Thursday, January 13, 2011

The Greatest Discovery Ever

I'm reading Gregory Zuckerman's The Greatest Trade Ever -- not bad, if a bit "baby-talkish" at times -- and I just learned that Isaac Newton discovered gravity (p. 112)! You see, before Newton, no one realized that things fell to the earth.

I also learned the the trader who made the "greatest trade ever," John Paulson, had a marketing director who told potential clients that paulson "might never match the home runs that some rivals were scoring in adventurous areas..." and that his "returns might be more unpredictable than those who carefully spread their money around..." Soooo... lower returns and higher volatility! Who could resist such a marketing pitch?


  1. I guess "law of universal gravitation" sounded scary.

  2. I think you are being a bit harsh, Gene (as is your wont). In Newton's model, "gravity" isn't just "the thing that makes stuff move toward the ground." I don't know what people thought about (what we now call) gravity before Newton, but it sure was something different. They didn't view it as a force that made all massive objects attract each other, and so could explain both a falling apple and the moon's revolutions about the Earth. (If they did know it was the same phenomenon, then fair enough; but surely Zuckerman is relying on the same pop-physics-history that I am.)
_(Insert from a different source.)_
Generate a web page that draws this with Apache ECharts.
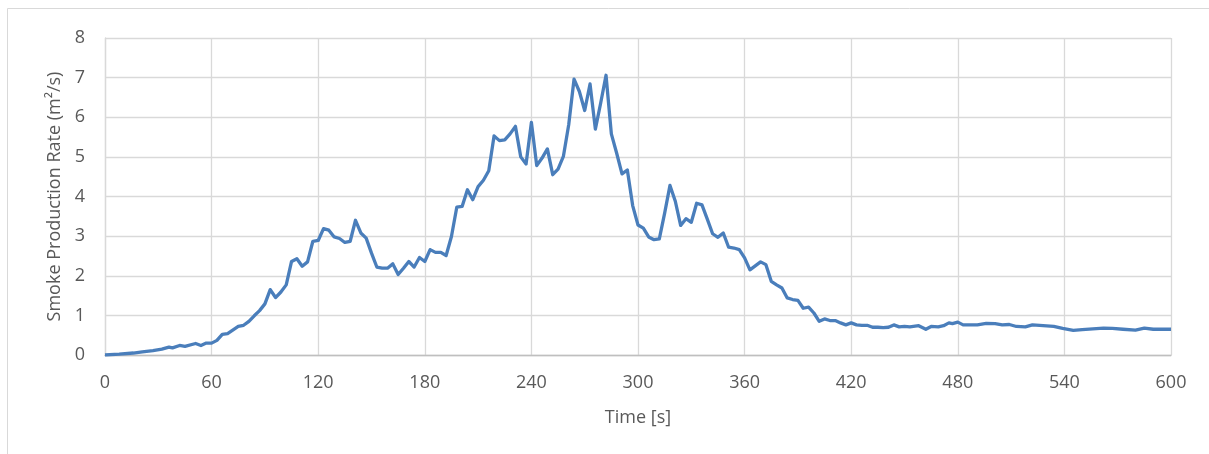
<!DOCTYPE html>
<html>
<head>
<meta charset="utf-8">
<script src="https://cdn.jsdelivr.net/npm/echarts@6/dist/echarts.min.js"></script>
<style>html,body{margin:0;padding:0;background:#fff;}#c{width:1209px;height:454px;}</style>
</head>
<body>
<div id="c"></div>
<script>
const times = [0,8,16,21,27,32,36,38,42,45,51,54,57,60,63,66,69,75,78,81,84,87,90,93,96,99,102,105,108,111,114,117,120,123,126,129,132,135,138,141,144,147,150,153,156,159,162,165,168,171,174,177,180,183,186,189,192,195,198,201,204,207,210,213,216,219,222,225,228,231,234,237,240,243,246,249,252,255,258,261,264,267,270,273,276,279,282,285,288,291,294,297,300,303,306,309,312,315,318,321,324,327,330,333,336,339,342,345,348,351,354,357,360,363,366,369,372,375,378,381,384,387,390,393,396,399,402,405,408,411,414,417,420,423,426,429,432,435,438,441,444,447,450,453,458,462,465,469,472,475,477,480,483,487,491,496,501,505,509,513,518,522,528,534,539,545,550,556,562,567,573,580,585,590,595,600];
const smokeRate = [0.00,0.02,0.05,0.08,0.11,0.15,0.20,0.18,0.24,0.22,0.29,0.24,0.30,0.30,0.37,0.52,0.54,0.72,0.75,0.85,0.99,1.12,1.29,1.65,1.45,1.59,1.77,2.36,2.43,2.24,2.35,2.87,2.89,3.19,3.15,2.98,2.94,2.84,2.87,3.40,3.08,2.95,2.57,2.22,2.19,2.19,2.30,2.03,2.19,2.36,2.22,2.46,2.36,2.66,2.59,2.59,2.51,2.99,3.73,3.75,4.17,3.92,4.25,4.41,4.65,5.53,5.41,5.43,5.58,5.77,5.00,4.82,5.87,4.78,4.97,5.20,4.55,4.69,5.01,5.81,6.96,6.65,6.17,6.84,5.70,6.36,7.06,5.58,5.09,4.57,4.67,3.77,3.28,3.20,2.98,2.91,2.93,3.58,4.28,3.88,3.27,3.44,3.35,3.83,3.79,3.43,3.06,2.97,3.08,2.72,2.70,2.66,2.45,2.15,2.25,2.35,2.28,1.86,1.77,1.69,1.44,1.40,1.38,1.18,1.21,1.06,0.85,0.91,0.87,0.87,0.81,0.76,0.81,0.76,0.75,0.75,0.70,0.70,0.69,0.70,0.76,0.71,0.72,0.71,0.74,0.65,0.72,0.71,0.74,0.81,0.79,0.83,0.76,0.76,0.76,0.80,0.79,0.76,0.77,0.72,0.71,0.76,0.74,0.72,0.67,0.62,0.64,0.66,0.68,0.67,0.65,0.63,0.68,0.65,0.65,0.65];
const xTicks = [0,60,120,180,240,300,360,420,480,540,600];
const yTicks = [0,1,2,3,4,5,6,7,8];
const xTitle = 'Time [s]';
const yTitle = 'Smoke Production Rate (m²/s)';

const FONT = 'Open Sans';
const TXT = '#595959';
const chart = echarts.init(document.getElementById('c'), null, {renderer:'canvas'});
chart.setOption({
  animation: false,
  backgroundColor: '#fff',
  graphic: [{
    type: 'rect', silent: true,
    shape: {x: 7.5, y: 8.5, width: 1400, height: 600},
    style: {fill: 'none', stroke: '#d9d9d9', lineWidth: 1}
  }],
  grid: {left: 105, right: 38, top: 38, bottom: 99},
  xAxis: {
    type: 'value', min: xTicks[0], max: xTicks[xTicks.length-1], interval: 60,
    name: xTitle, nameLocation: 'middle', nameGap: 54,
    nameTextStyle: {color: TXT, fontFamily: FONT, fontSize: 18},
    axisLine: {show: true, lineStyle: {color: '#bfbfbf', width: 1.3}},
    axisTick: {show: false},
    axisLabel: {color: TXT, fontFamily: FONT, fontSize: 18, margin: 19},
    splitLine: {show: true, lineStyle: {color: '#d9d9d9', width: 1.3}}
  },
  yAxis: {
    type: 'value', min: yTicks[0], max: yTicks[yTicks.length-1], interval: 1,
    name: yTitle, nameLocation: 'middle', nameGap: 41,
    nameTextStyle: {color: TXT, fontFamily: FONT, fontSize: 18},
    axisLine: {show: true, lineStyle: {color: '#d9d9d9', width: 1.3}},
    axisTick: {show: false},
    axisLabel: {color: TXT, fontFamily: FONT, fontSize: 18, margin: 20},
    splitLine: {show: true, lineStyle: {color: '#d9d9d9', width: 1.3}}
  },
  series: [{
    type: 'line',
    data: times.map((t, i) => [t, smokeRate[i]]),
    showSymbol: false,
    lineStyle: {color: '#4a7ebb', width: 3.3, join: 'round'},
    itemStyle: {color: '#4a7ebb'}
  }]
});
</script>
</body>
</html>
    And as far as Paulson, again you are changing what the director has said, in order to make him sound dumb. Read your own quotation again carefully: What the guy is saying is that Paulson doesn't earn as high a rate of return as the highest earners in the industry, and that he is more volatile than the people with the lowest volatility in the industry. It doesn't follow that his portfolio stinks; one could argue that it's juuuust right.

  3. Well, Bob, I might grant you two -- still it's a strange way to market someone.

    One is just wrong, however. Aristotle had a theory of gravity. Newton was not the first to have the idea that the same force explains the planets orbits and apples falling. He was not even the first to hit upon an inverse square law -- Halley and Hooke had done that, as well as others in the Middle Ages.

    From Wikipedia:
    "What Newton did was to show how the inverse-square law of attraction had many necessary mathematical connections with observable features of the motions of bodies in the solar system; and that they were related in such a way that the observational evidence and the mathematical demonstrations, taken together, gave reason to believe that the inverse square law was not just approximately true but exactly true..."

  4. So you're telling me, Newton wasn't doing integrals under a tree, and an apple hit him on the head?

    And I suppose next you'll tell me Jesus wasn't really born on December 25.

  5. In the case of something that isn't directly observable, but that has to be inferred from things that are observable, demonstration (however imperfect) should really be the criterion of discovery. It is always fun to deflate the giants, but Hooke did not have the mathematical genius to produce anything on the scale of the Principia, and there's a reason Halley was elated to see Newton's proof.

    So while "Newton discovered gravity" is obviously silly, "Newton discovered the law of universal gravitation" is a pretty straightforward reading of the historical record.

  6. "So while "Newton discovered gravity" is obviously silly, "Newton discovered the law of universal gravitation" is a pretty straightforward reading of the historical record."

    I agree! What Hooke and Halley had was not nearly what Newton achieved. I never meant to imply otherwise.